Last week, in a landmark letter to President Barroso, the ministers in charge of economic affairs of 13 Member States called on the European Commission to inter alia "go beyond looking at administrative burdens (also including compliance costs; consider sectoral targets... and produce a roadmap to reduce the overall regulatory burden over the next 2 years." The letter also calls to publish an annual statement of the total net costs to business of new legislative proposals and maintain an annual balance of close to zero net costs. The rest of the 10 Point Plan addresses other dimensions of smart regulation (RIA, the Impact Assessment Board, the Think Small First principle, fitness checks, and common commencement dates.)
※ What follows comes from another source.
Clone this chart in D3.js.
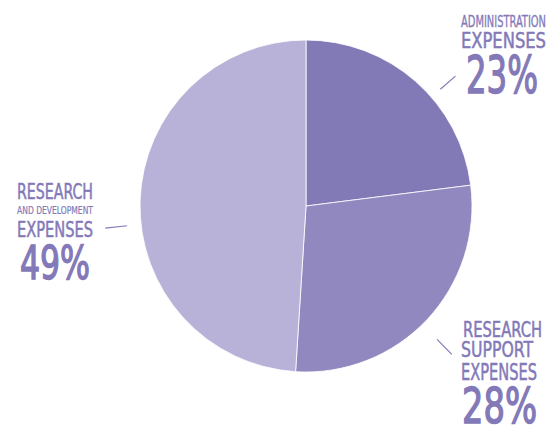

For positions agreed by all 27 MS, the best source is the regular Council conclusions (see for instance June 2012 Conclusions under Danish presidency) which are of course more consensual.
It is not rare that a group of MS publish a joint position on the development of smart regulation, see for instance the report "Smart Regulation: a cleaner, fairer and more competitive EU" issued by the UK, The Netherlands and Denmark in March 2010, but up to now, this group had not got so close to a majority of MS.
This new joint letter intervenes at a moment when the European Commission is finalising its Communication on "EU Regulatory Fitness", to be published on 12 December, two years after the issuance of its Communication on "Smart Regulation in the EU." In the past months, the Commission has been taking stock of the progress made and drawing lessons from its experience. A stakeholder consultation was open from June to September to collect views and proposals to inform the next communication. The Commission website publishes the consultation document and all 118 contributions received, among which those of European Chambers of Commerce and Industry (Eurochambres) and Businesss Europe. Both organisations strongly support the smart regulation process encompassing the entire policy cycle and in slightly different ways, their contributions both offer much technical expertise.